Microfabricated Systems for Regenerative Medicine

Dr. Jeffrey T. Borenstein
Director of Biomedical Engineering Center
Draper Laboratory
Cambridge, Massachusetts
ABSTRACT:
The emerging field of regenerative medicine is being spurred by dramatic advances in molecular and cell biology, biomaterials, computational biology and micro- and nanofabrication technologies. From cell-based drug discovery platforms to wearable organ assist devices, and ultimately implantable replacement organs, the next generation of therapeutic technologies will be based on a convergence of these disciplines. In this presentation, a platform technology for the generation of vascularized tissues and organs will be described, including the computational methods used to design these systems, as well as microfabrication techniques used to guide multiple cell types in three-dimensional structures. Preliminary results on three-dimensional endothelialized microvascular networks, and a range of acellular and cell-based systems for replacement of liver and kidney function, will be presented.

BIO:
Jeffrey Borenstein is currently Director of the Biomedical Engineering Center and is a Distinguished Member of the Technical Staff at the Charles Stark Draper Laboratory in Cambridge, Massachusetts.

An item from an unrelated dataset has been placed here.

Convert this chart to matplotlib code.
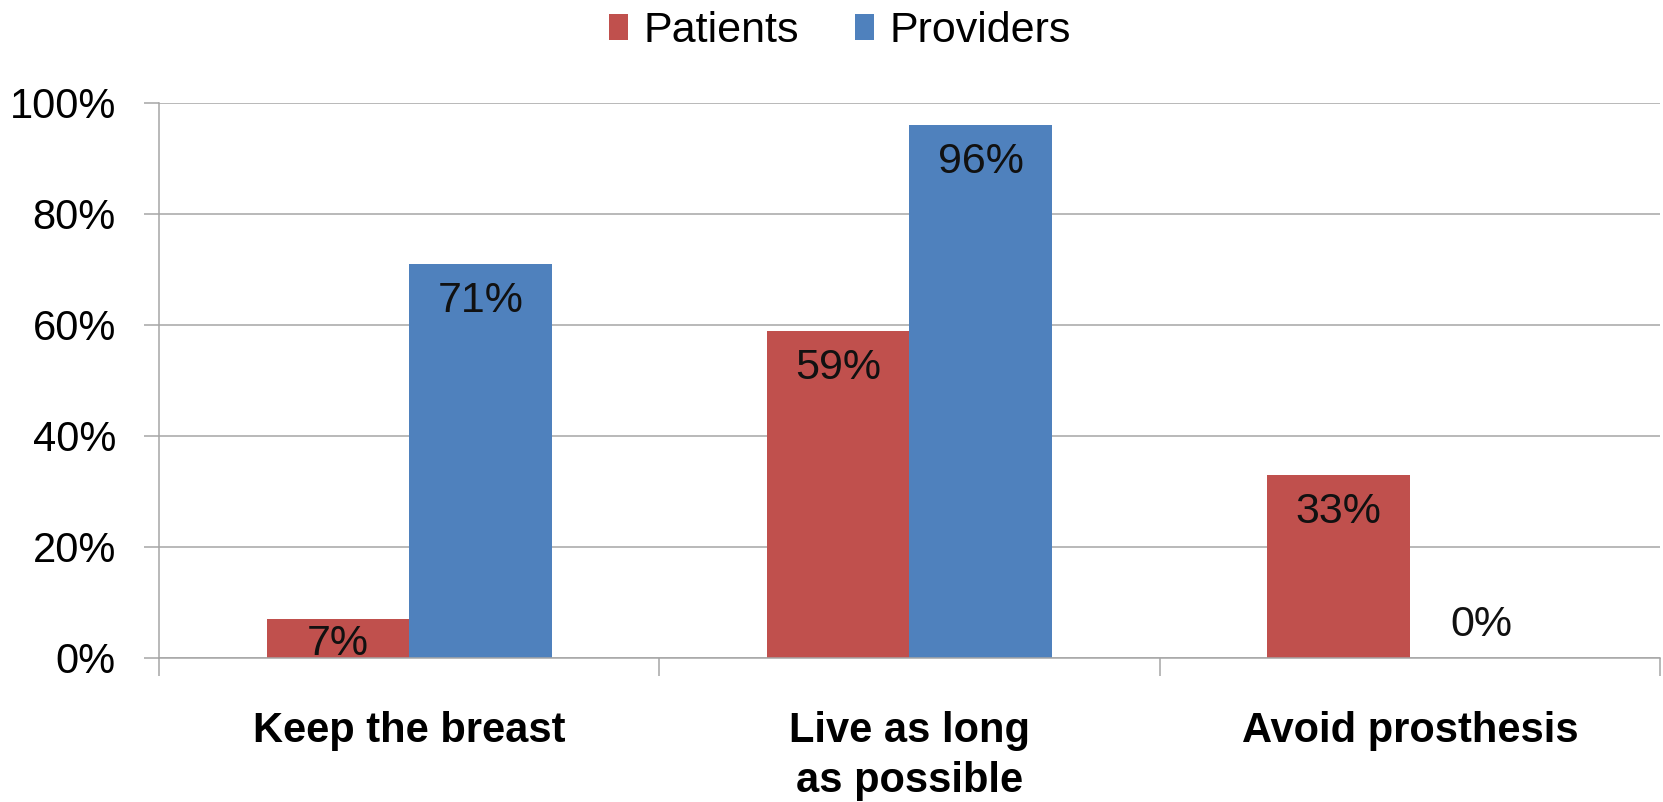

He is an Associate Director of the Center for the Integration of Medicine and Innovative Technology (CIMIT), and serves as co-Associate Director for Biodefense there. Dr. Borenstein also serves on the Steering Committee of the Center for Regenerative Medicine and Technology at Massachusetts General Hospital. He is also the Principal Investigator for the microfabrication component of the Vascularized Tissue Engineering for Vital Organs project at CIMIT, working with Principal Investigator Joseph P. Vacanti. Dr. Borenstein has a Ph.D. in Physics and 20 years of experience in microsystems technology and biomedical devices. Dr. Borenstein’s current work is focused on the application of microsystems technologies towards pathogen detection, drug delivery and cell-based devices and systems.